The defendants, by two of their points, complain of the failure of the plaintiff to comply with the Soldiers' and Sailors' Civil Relief Act in any of its requirements. 50 U.S.C.A. Appendix § 520. A default judgment, taken without the affidavit or other requirements of section 520, is not rendered void, but merely voidable at the instance of the service man upon proper showing of prejudice and injury. The act is for the exclusive benefit of the service man. He alone can take advantage of it, and then only upon showing that his interest has been deleteriously affected. These principles seem to be well settled by adjudicated cases upon the subject. Mims. Bros. v. N. A. James, Inc., Tex.Civ. App., 174 S.W.2d 276 (refused 141 Tex. 554, 175 S.W.2d 74). A default judgment against these defendants could not be opened because the plaintiff failed to file an affidavit showing the defendants were not in the military service, unless the record shows that the defendants were, as a matter of fact, in the military service. The record in this case does not so reflect, nor is there even any claim made by the defendants to this effect. These points are overruled.

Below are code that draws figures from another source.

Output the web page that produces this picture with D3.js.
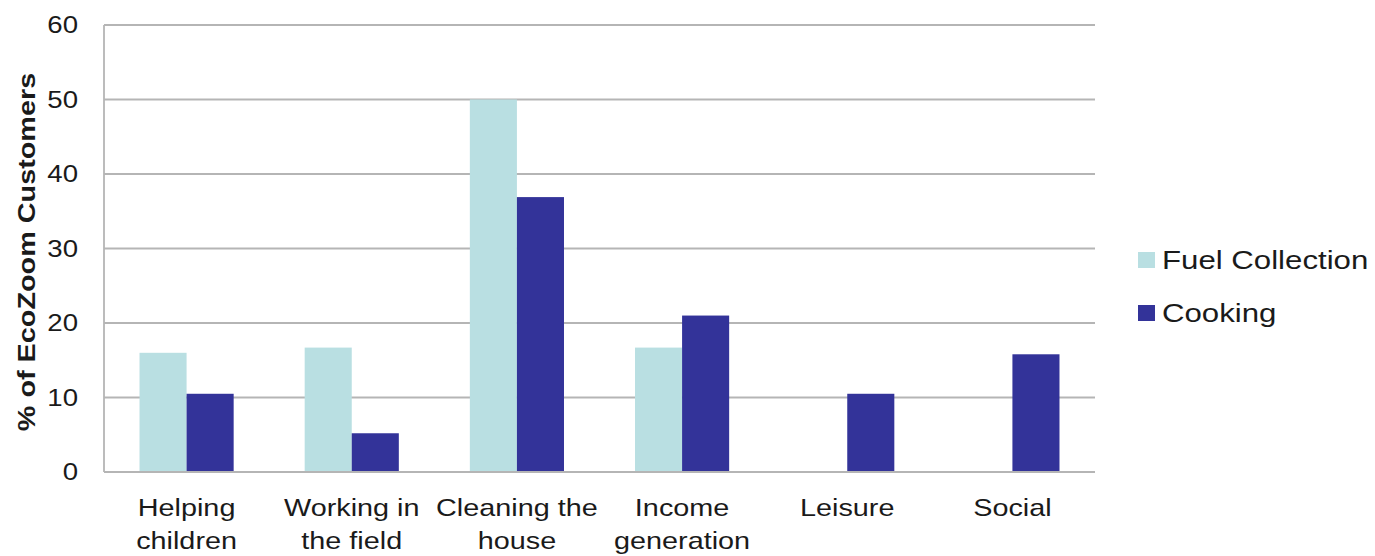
<!DOCTYPE html>
<html>
<head>
<meta charset="utf-8">
<script src="https://cdn.jsdelivr.net/npm/d3@7/dist/d3.min.js"></script>
<style>
  html, body { margin: 0; padding: 0; background: #fff; }
  svg text { font-family: "Liberation Sans", Arial, sans-serif; fill: #1a1a1a; }
</style>
</head>
<body>
<svg id="chart" width="1375" height="556"></svg>
<script>
// Activities shown on the x axis (two-line labels)
const categories = ["Helping children", "Working in the field", "Cleaning the house", "Income generation", "Leisure", "Social"];
const categoryLines = [["Helping", "children"], ["Working in", "the field"], ["Cleaning the", "house"], ["Income", "generation"], ["Leisure"], ["Social"]];

// Percentage of customers reporting each use of saved time
const seriesNames = ["Fuel Collection", "Cooking"];
const fuelCollection = [16, 16.7, 50, 16.7, 0, 0];
const cooking = [10.5, 5.2, 36.9, 21, 10.5, 15.8];

const yTicks = [0, 10, 20, 30, 40, 50, 60];
const yTitle = "% of EcoZoom Customers";

const colors = { "Fuel Collection": "#b9dfe2", "Cooking": "#333399" };
const stretch = 1.2; // horizontal text widening

const svg = d3.select("#chart");
const plot = { left: 104, right: 1095, top: 25, bottom: 472 };

const x0 = d3.scaleBand().domain(categories).range([plot.left, plot.right]).paddingInner(0.43).paddingOuter(0.215);
const x1 = d3.scaleBand().domain(seriesNames).range([0, x0.bandwidth()]);
const y = d3.scaleLinear().domain([0, 60]).range([plot.bottom, plot.top]);

// Horizontal gridlines
svg.append("g").selectAll("line").data(yTicks).join("line")
  .attr("x1", plot.left).attr("x2", plot.right)
  .attr("y1", d => y(d)).attr("y2", d => y(d))
  .attr("stroke", "#b5b5b5").attr("stroke-width", 1.8);

// Left axis line
svg.append("line")
  .attr("x1", plot.left).attr("x2", plot.left)
  .attr("y1", y(60)).attr("y2", y(0))
  .attr("stroke", "#b5b5b5").attr("stroke-width", 1.8);

// Bars
const rows = categories.map((c, i) => ({ cat: c, vals: [
  { s: "Fuel Collection", v: fuelCollection[i] },
  { s: "Cooking", v: cooking[i] }
]}));

svg.append("g").selectAll("g").data(rows).join("g")
  .attr("transform", d => `translate(${x0(d.cat)},0)`)
  .selectAll("rect").data(d => d.vals.filter(e => e.v > 0)).join("rect")
  .attr("x", d => x1(d.s)).attr("width", x1.bandwidth())
  .attr("y", d => y(d.v)).attr("height", d => y(0) - y(d.v))
  .attr("fill", d => colors[d.s]);

// Redraw the baseline over the bars
svg.append("line")
  .attr("x1", plot.left).attr("x2", plot.right)
  .attr("y1", y(0)).attr("y2", y(0))
  .attr("stroke", "#b5b5b5").attr("stroke-width", 1.8);

// Y tick labels
svg.append("g").selectAll("text").data(yTicks).join("text")
  .attr("transform", d => `translate(78,${y(d)}) scale(${stretch},1)`)
  .attr("text-anchor", "end").attr("dy", "0.35em")
  .attr("font-size", 23)
  .text(d => d);

// Y axis title
svg.append("text")
  .attr("transform", `translate(35,252) rotate(-90) scale(${stretch},1)`)
  .attr("text-anchor", "middle")
  .attr("font-size", 24).attr("font-weight", "bold")
  .text(yTitle);

// Category labels
const catG = svg.append("g").selectAll("g").data(categories).join("g")
  .attr("transform", d => `translate(${x0(d) + x0.bandwidth() / 2},516) scale(${stretch},1)`);
catG.selectAll("text").data((d, i) => categoryLines[i]).join("text")
  .attr("text-anchor", "middle")
  .attr("y", (d, j) => j * 33)
  .attr("font-size", 24)
  .text(d => d);

// Legend
const legend = svg.append("g").selectAll("g").data(seriesNames).join("g")
  .attr("transform", (d, i) => `translate(1138,${252 + i * 53})`);
legend.append("rect").attr("width", 17).attr("height", 16).attr("fill", d => colors[d]);
legend.append("text")
  .attr("transform", `translate(24,17) scale(${stretch},1)`)
  .attr("font-size", 26)
  .text(d => d);
</script>
</body>
</html>
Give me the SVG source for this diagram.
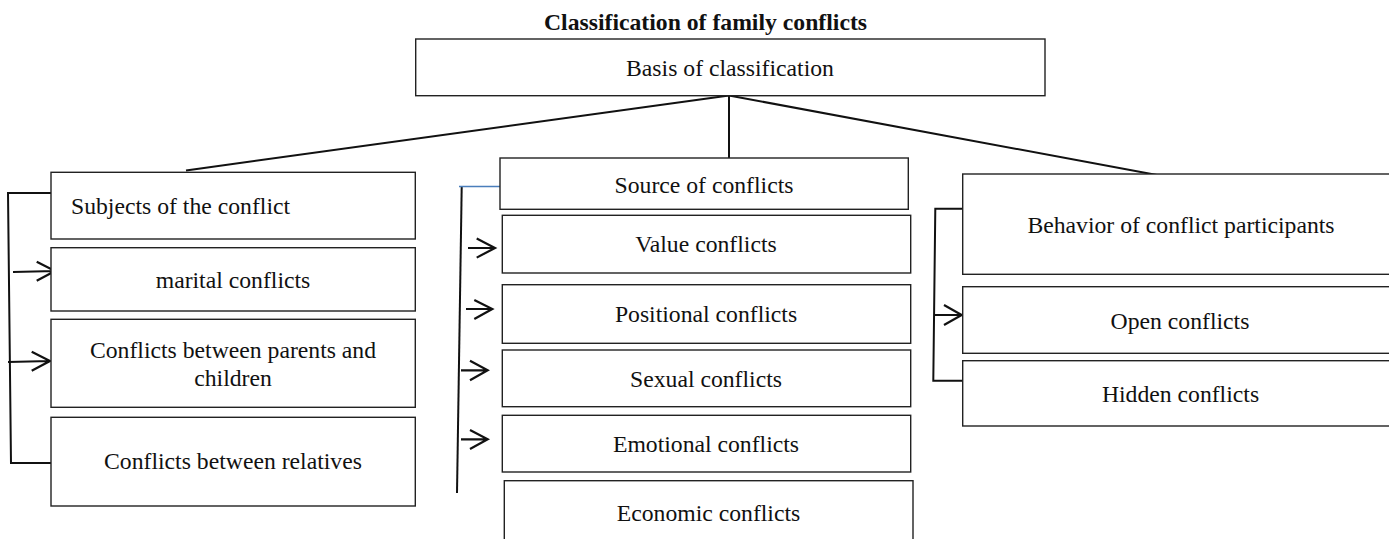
<svg xmlns="http://www.w3.org/2000/svg" width="1389" height="539" viewBox="0 0 1389 539">
<style>
.box{fill:#fff;stroke:#222;stroke-width:1.4}
.t{font-family:"Liberation Serif","Times New Roman",serif;font-size:23.7px;fill:#111;text-anchor:middle}
.title{font-family:"Liberation Serif","Times New Roman",serif;font-size:23.7px;font-weight:bold;fill:#111;text-anchor:middle}
.ln{fill:none;stroke:#111;stroke-width:2;stroke-linejoin:miter}
.ar{fill:none;stroke:#111;stroke-width:2.2}
.blue{fill:none;stroke:#4a7ebb;stroke-width:1.6}
</style>
<rect width="1389" height="539" fill="#fff"/>
<text class="title" x="705.5" y="29.5">Classification of family conflicts</text>

<g id="connectors">
<path class="ln" d="M729,95.5 L186,170.5"/>
<path class="ln" d="M729,95.5 L729,158"/>
<path class="ln" d="M729,95.5 L1173,178"/>
<path class="ln" d="M51,193 L8,193 L11,463 L51,463"/>
<path class="ln" d="M461.7,187 L457,493"/>
<path class="blue" d="M459,186.5 L502,186.5"/>
<path class="ln" d="M962.7,208.7 L935.3,208.7 L933.3,380.7 L962.7,380.7"/>
<path class="ar" d="M13,272 L55,271 M36.7,261.7 L55,271 L36.7,280.7"/>
<path class="ar" d="M8,362 L50,361 M31.7,351.7 L50,361 L31.7,370.7"/>
<path class="ar" d="M468,248 L495,248 M476.7,238.6 L495,248 L476.7,257.6"/>
<path class="ar" d="M466,309 L492.3,309 M474.3,300 L492.3,309 L474.3,319"/>
<path class="ar" d="M461,370.3 L487.7,370.3 M470,360.7 L487.7,370.3 L470,380.3"/>
<path class="ar" d="M461,439.3 L487.7,439.3 M470,430 L487.7,439.3 L470,449"/>
<path class="ar" d="M935,315 L961.7,315 M944,305 L961.7,315 L944,325"/>
</g>

<g id="basis"><rect class="box" x="415.7" y="39" width="629.3" height="56.7"/><text class="t" x="730" y="76">Basis of classification</text></g>

<g id="subjects"><rect class="box" x="51" y="172.3" width="364.3" height="66.7"/><text class="t" x="71" y="214.3" style="text-anchor:start">Subjects of the conflict</text></g>
<g id="marital"><rect class="box" x="51" y="247.7" width="364.3" height="63.3"/><text class="t" x="233" y="288">marital conflicts</text></g>
<g id="parents"><rect class="box" x="51" y="319.3" width="364.3" height="88"/><text class="t" x="233" y="358.3">Conflicts between parents and</text><text class="t" x="233" y="386">children</text></g>
<g id="relatives"><rect class="box" x="51" y="417.3" width="364.3" height="88.7"/><text class="t" x="233" y="469.3">Conflicts between relatives</text></g>

<g id="source"><rect class="box" x="500" y="158" width="408.3" height="51.3"/><text class="t" x="704" y="192.7">Source of conflicts</text></g>
<g id="value"><rect class="box" x="502.3" y="215.3" width="408.4" height="57.7"/><text class="t" x="706" y="251.7">Value conflicts</text></g>
<g id="positional"><rect class="box" x="502.3" y="284.7" width="408.4" height="58.6"/><text class="t" x="706" y="321.7">Positional conflicts</text></g>
<g id="sexual"><rect class="box" x="502.3" y="350" width="408.4" height="56.7"/><text class="t" x="706" y="386.7">Sexual conflicts</text></g>
<g id="emotional"><rect class="box" x="502.3" y="415.3" width="408.4" height="56.7"/><text class="t" x="706" y="452">Emotional conflicts</text></g>
<g id="economic"><rect class="box" x="504.3" y="480.7" width="408.7" height="70"/><text class="t" x="708.5" y="520.7">Economic conflicts</text></g>

<g id="behavior"><rect class="box" x="962.7" y="174" width="440" height="100.3"/><text class="t" x="1181" y="233.3">Behavior of conflict participants</text></g>
<g id="open"><rect class="box" x="962.7" y="286.7" width="440" height="66.6"/><text class="t" x="1180" y="329.3">Open conflicts</text></g>
<g id="hidden"><rect class="box" x="962.7" y="360.7" width="440" height="65.3"/><text class="t" x="1180.5" y="401.7">Hidden conflicts</text></g>
</svg>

The defendants challenge the jurisdiction of the County Court at Law No. One in that the plaintiff is asking for a recovery in excess of $1,000.00. It is alleged that one agreement was made by the plaintiff with the three defendants whereby the plaintiff was to purchase and own the three instruments in question and all parties would continue as members in a musical group until the instruments had been completely paid off, at which time the musical instruments would be conveyed to the defendants by the plaintiff. That prior to the instruments being paid off, the defendants quit the band and wrongfully took control of the instruments. That the defendant Borrego should have returned the saxophone or, in the alternative, the amount of $435.00; that the defendant Escandon should return the trombone or, in the alternative, the amount of $355.72; that the defendant Madrid should return the guitar and amplifier or, in the alternative, the sum of $607.00. The prayer is for the return of the instruments from the respectively named defendants or, in the alternative, a judgment against each individual for the respective amounts set forth. The judgment is as above stated. It is the defendants' contention that the claims are to be considered as aggregated. We do not so consider them, but believe that they are considered separately. Here, the plaintiff asserts separate independent and distinct, though joinable, claims against three distinct defendants, and the amount are not aggregated. As each claim falls within the court's jurisdiction, the point is overruled. Means v. Marshall, 220 S.W.2d 680; 1 McDonald, Texas Civil Practice, Sec. 3.32 (1965).
Appellants also complain that they were in the courtroom at the time of the hearing, ready for trial; that they offered to file an answer at that time; that they requested a court reporter; and that the court at no time appointed a guardian ad litem for possible minor defendants. There is nothing in the record to support any of these points, and, the burden being on the appellants to support their claims with at least a bill of exception, they are overruled.
The judgment of the trial court is affirmed.